You are viewing a plain text version of this content. The canonical link for it is here.
Posted to dev@openoffice.apache.org by Harold Fennell <ha...@hotmail.com> on 2011/07/13 16:33:45 UTC

Open Office Help Wanted

I would like to know more about:

external diff and merge tools for Subversion that can process ODF documents 
 
Do you have other teams working on this problem, what is the expected timeframe, any helpful hints on completion, and is the a tool that integrates into Subversion or into open office.
 
Thank you for your time.
 
Harold


Harold Fennell
PO Box 3046
North Fort Myers, FL 33918

 		 	   		  

Re: Open Office Help Wanted

Posted by Eike Rathke <oo...@erack.de>.
Hi Mathias,

On Thursday, 2011-07-14 14:59:01 +0200, Mathias Bauer wrote:

> For many use cases a simple tool that just reads the text contents in
> ODF documents and compares them would be enough already, IMHO. Perhaps
> we can create one as a start.

As a starter there are xmlpp and xmldiff from
http://software.decisionsoft.com/index.html

I use xmlpp as a quick inspector for ODF content and it does its job
pretty well.

unzip -p "$1" content.xml styles.xml settings.xml | xmlpp.pl | vim -

To diff content one could use for example

unzip -p doc1.odt content.xml > doc1_content.xml
unzip -p doc2.odt content.xml > doc2_content.xml
xmldiff.pl doc1_content.xml doc2_content.xml

xmldiff internally uses xmlpp with appropriate options so no need to
have an extra xmlpp preprocess step.

Hacking some special treatment of Writer paragraphs into xmlpp would
probably be possible.

  Eike

-- 
 PGP/OpenPGP/GnuPG encrypted mail preferred in all private communication.
 Key ID: 0x293C05FD - 997A 4C60 CE41 0149 0DB3  9E96 2F1A D073 293C 05FD

Re: Open Office Help Wanted

Posted by Mathias Bauer <Ma...@gmx.net>.
On 13.07.2011 17:47, Rob Weir wrote:

> On Wed, Jul 13, 2011 at 4:33 PM, Harold Fennell
> <ha...@hotmail.com> wrote:
>>
>> I would like to know more about:
>>
>> external diff and merge tools for Subversion that can process ODF documents
>>
>> Do you have other teams working on this problem, what is the expected timeframe, any helpful hints on completion, and is the a tool that integrates into Subversion or into open office.
>>
> 
> No one currently working on it.  The general problem is tools like
> SVN, that work admirably with text files, have limitations with what
> it considers to be opaque binary files:
> 
> 1) Cannot do an effective diff, meaning the commit notifications are
> not as useful to reviewers of the commits.
> 
> 2) No effective way of doing branching and merging
> 
> One possible solution is to note that SVN has the capability to invoke
> external diff and merge (diff3) tools [1].  In theory something like
> this could be written for ODF documents.
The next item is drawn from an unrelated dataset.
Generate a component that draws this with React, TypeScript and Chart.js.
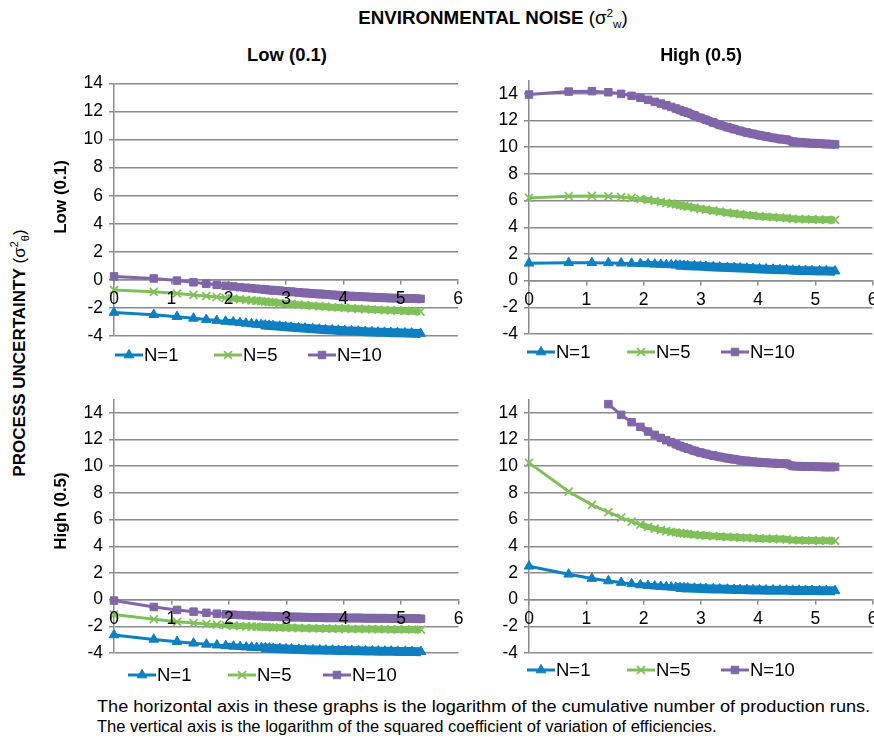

For many use cases a simple tool that just reads the text contents in
ODF documents and compares them would be enough already, IMHO. Perhaps
we can create one as a start.

Of course such comparisons will be slow, not only because of the text
extraction preprocessor, but also because of the more complicated text
comparison algorithms. ODF documents usually contain continuous text, so
the usual "text lines comparison" doesn't help (as a "line" would be a
paragraph).

Regards,
Mathias



Re: Open Office Help Wanted

Posted by Rob Weir <ap...@robweir.com>.
On Wed, Jul 13, 2011 at 4:33 PM, Harold Fennell
<ha...@hotmail.com> wrote:
>
> I would like to know more about:
>
> external diff and merge tools for Subversion that can process ODF documents
>
> Do you have other teams working on this problem, what is the expected timeframe, any helpful hints on completion, and is the a tool that integrates into Subversion or into open office.
>

No one currently working on it.  The general problem is tools like
SVN, that work admirably with text files, have limitations with what
it considers to be opaque binary files:

1) Cannot do an effective diff, meaning the commit notifications are
not as useful to reviewers of the commits.

2) No effective way of doing branching and merging

One possible solution is to note that SVN has the capability to invoke
external diff and merge (diff3) tools [1].  In theory something like
this could be written for ODF documents.

At one end of the scale, one could do a diff of the embedded XML's
directly, e.g., diff the content.xml, the styles,xml, etc. and present
that as a normal text diff.  But some editors, for performance
reasons, write the XML files out all in one line.  A diff app would
probably want to do a canonical "pretty print" of the XML before
diff'ing in order to give something presentable to the user.

At the other end, you could imagine a WYSIWYG diff, akin to what OOo
shows when change tracking is invoked.  You could imagine, for
example, a diff3 mode for OpenOffice itself, where three files are
passed on the command line and a change tracked version of the doc is
created.   But that does not work so well for our commit
notifications, where we would typically want plain text diffs.


-Rob

[1] http://svnbook.red-bean.com/en/1.5/svn.advanced.externaldifftools.html



> Thank you for your time.
>
> Harold
>
>
> Harold Fennell
> PO Box 3046
> North Fort Myers, FL 33918
>
>